Por otra parte, en 1940, se empezó a instruir la llamada «Causa General», un gran sumario abierto para investigar, según decían, «los hechos delictivos cometidos en todo el territorio nacional durante la dominación roja» y las «manifestaciones más destacadas de la actividad criminal de las fuerzas subversivas que en 1936 atentaron abiertamente contra la existencia y los valores esenciales de la Patria, salvada en último extremo, y providencialmente, por el Movimiento Liberador». Para llevar a cabo esta instrucción, un Fiscal Instructor General de Causas Generales, que a partir de 1943 se llamó Fiscal Jefe de la Causa General, hizo llegar a todos los ayuntamientos diversos formularios que se remitirían después a Madrid debidamente cumplimentados. Se consideraba «dominación roja» el período comprendido entre la proclamación de la República en 1931 y la victoria alcanzada el 1 de abril de 1939. He podido ver el formulario denominado «Estado número 1» relativo a la Merindad de Valdivielso. Se trata de un folio apaisado en el que, bajo el encabezamiento «Relación de personas residentes en este término municipal que durante la dominación roja fueron muertas violentamente o desaparecieron y se cree fueran asesinadas», debían escribirse en una tabla los nombres de las víctimas, las circunstancias de los hechos y los nombres de las personas sospechosas de haber participado en dichos hechos. En esta relación correspondiente a la Merindad de Valdivielso figura en el anverso de la hoja únicamente la palabra «Ninguna», escrita con una bonita caligrafía y subrayada. En el reverso, con fecha 7 de agosto de 1941 firman el alcalde Eliseo Alonso y el secretario Manuel García. Mirando la lista donde se resumen los formularios de todos los ayuntamientos pertenecientes al partido judicial de Villarcayo, se observa que solo hubo una víctima de Trespaderne, asesinada en Madrid, y otra de Medina de Pomar, esta última sin información sobre el lugar o las circunstancias de su fallecimiento. En los 19 municipios restantes la llamada «dominación roja» no produjo víctima alguna.

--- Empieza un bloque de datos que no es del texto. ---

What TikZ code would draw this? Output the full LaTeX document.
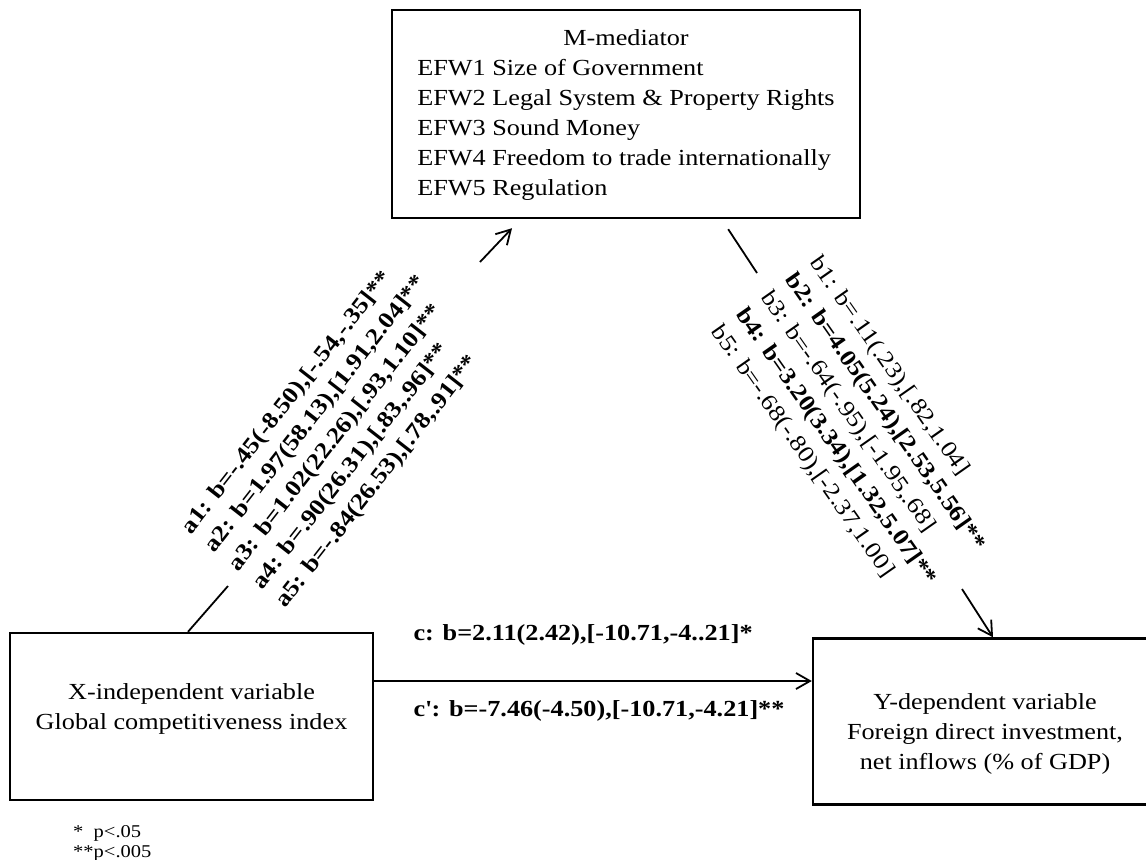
\documentclass[tikz,border=0pt]{standalone}
\usepackage{fontspec}
\setmainfont{Liberation Serif}[FakeStretch=1.14]
\usetikzlibrary{arrows.meta,positioning}

\newcommand\bodysize{\fontsize{11.5}{15}\selectfont}
\newcommand\notesize{\fontsize{9}{10}\selectfont}

\begin{document}
\begin{tikzpicture}[x=0.5pt,y=-0.5pt,
    every node/.style={font=\bodysize},
    varbox/.style={draw,line width=1.2pt,inner sep=0pt,align=center},
    boxtext/.style={inner sep=0pt,align=center},
    link/.style={line width=0.9pt},
    tip/.style={-{Straight Barb[length=7pt,width=8pt]}},
    coef/.style={inner sep=0pt,align=left,font=\bodysize\bfseries},
    note/.style={inner sep=0pt,align=left,font=\notesize}]
  \clip (0,0) rectangle (1146,859);
  % boxes
  \node[varbox, minimum width=234pt, minimum height=104pt] (M) at (626,114)
    {\begin{tabular}{@{}l@{ }l@{}}
       \multicolumn{2}{@{}c@{}}{M-mediator}\\
       EFW1 & Size of Government\\
       EFW2 & Legal System \& Property Rights\\
       EFW3 & Sound Money\\
       EFW4 & Freedom to trade internationally\\
       EFW5 & Regulation
     \end{tabular}};
  \node[varbox, minimum width=181.5pt, minimum height=83.5pt] (X) at (191.5,716.5) {};
  \node[boxtext] (Xtext) at ([yshift=4pt]X.center)
    {X-independent variable\\Global competitiveness index};
  \node[varbox, minimum width=172pt, minimum height=83pt] (Y) at (985,721.5) {};
  \node[boxtext] (Ytext) at ([yshift=-6pt]Y.center)
    {Y-dependent variable\\Foreign direct investment,\\net inflows (\% of GDP)};
  % paths, broken where the coefficients sit
  \coordinate (aLo) at (228,586);
  \coordinate (aHi) at (480,262);
  \coordinate (bLo) at (757,273);
  \coordinate (bHi) at (962,589);
  \coordinate (cStart) at ([yshift=17.75pt]X.east);
  \draw[link,tip] ([xshift=-1.75pt]X.north) -- (aLo) (aHi) -- ([xshift=-57pt,yshift=-4.5pt]M.south);
  \draw[link,tip] ([xshift=-66.5pt,yshift=-5pt]M.south east) -- (bLo) (bHi) -- ([xshift=4pt]Y.north);
  \draw[link,tip] (cStart) -- (cStart -| Y.west);
  % coefficients
  \node[coef, rotate=52] (alabels) at (340,433)
    {a1: b=-.45(-8.50),[-.54,-.35]**\\
     a2: b=1.97(58.13),[1.91,2.04]**\\
     a3: b=1.02(22.26),[.93,1.10]**\\
     a4: b=.90(26.31),[.83,.96]**\\
     a5: b=-.84(26.53),[.78,.91]**};
  \node[coef, font=\bodysize, rotate=-55] (blabels) at (860,430)
    {b1: b=.11(.23),[.82,1.04]\\
     \textbf{b2: b=4.05(5.24),[2.53,5.56]**}\\
     b3: b=-.64(-.95),[-1.95,.68]\\
     \textbf{b4: b=3.20(3.34),[1.32,5.07]**}\\
     b5: b=-.68(-.80),[-2.37,1.00]};
  \node[coef, anchor=base west] (c) at ([xshift=19.5pt,yshift=20.5pt]cStart)
    {c: b=2.11(2.42),[-10.71,-4..21]*};
  \node[coef, anchor=base west] (cprime) at ([xshift=19.5pt,yshift=-17.5pt]cStart)
    {c\textquotesingle: b=-7.46(-4.50),[-10.71,-4.21]**};
  % significance
  \node[note, below right=12pt and 32pt of X.south west] (sig) {*\ \ p<.05\\**p<.005};
\end{tikzpicture}
\end{document}
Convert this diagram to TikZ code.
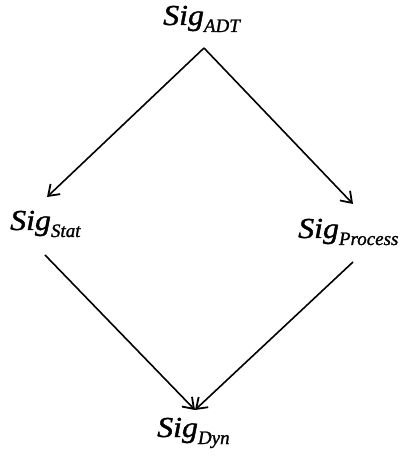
\documentclass[tikz,border=0pt]{standalone}
\usepackage{fontspec}
\setmainfont{Liberation Serif}
\newfontfamily\sigfont{Liberation Serif}[FakeStretch=1.1,ItalicFeatures={FakeBold=1.3}]
\newfontfamily\subfont{Liberation Serif}[ItalicFeatures={FakeBold=1.3}]
\usetikzlibrary{arrows.meta}
\newcommand{\sigsub}[1]{{\sigfont\fontsize{29}{29}\selectfont\itshape Sig\raisebox{-7pt}{\subfont\fontsize{19}{19}\selectfont\itshape #1}}}
\begin{document}
\begin{tikzpicture}[x=1pt,y=1pt,
  lbl/.style={inner sep=0pt, anchor=base west},
  arr/.style={line width=1.6pt, -{Straight Barb[length=10pt,width=14pt,line width=1.8pt]}}]
\useasboundingbox (0,0) rectangle (403,459);
\node[lbl] (adt) at (163,434) {\sigsub{ADT}};
\node[lbl] (stat) at (10,229) {\sigsub{Stat}};
\node[lbl] (proc) at (298,221) {\sigsub{Process}};
\node[lbl] (dyn) at (157,22) {\sigsub{Dyn}};
\draw[arr] ([xshift=41pt,yshift=-23pt]adt.base west) -- ([xshift=37pt,yshift=33pt]stat.base west);
\draw[arr] ([xshift=41pt,yshift=-23pt]adt.base west) -- ([xshift=55pt,yshift=34pt]proc.base west);
\draw[arr] ([xshift=35pt,yshift=-25pt]stat.base west) -- ([xshift=38pt,yshift=27pt]dyn.base west);
\draw[arr] ([xshift=55pt,yshift=-24pt]proc.base west) -- ([xshift=38pt,yshift=27pt]dyn.base west);
\end{tikzpicture}
\end{document}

En un país como el nuestro, donde los documentos escritos siempre han escaseado, y con unos testigos que callaron durante demasiado tiempo y de los que a fecha actual sobreviven muy pocos, se hace difícil, cuando no imposible, la tarea de reconstruir la historia. Si se trata además del medio rural, siempre infravalorado en las instancias oficiales y con una población autóctona casi extinguida, no podemos hacernos muchas ilusiones en cuanto al rendimiento de los esfuerzos por conseguir información sobre hechos sucedidos hace ya casi ochenta años. Sin embargo, algunos pensamos que hay que seguir realizando ese esfuerzo, y que la información que consigamos, apenas una pincelada en un cuadro inmenso, será como la fruta que se recolecta después de una larga sequía: escasa, pero, por eso mismo, de gran valor.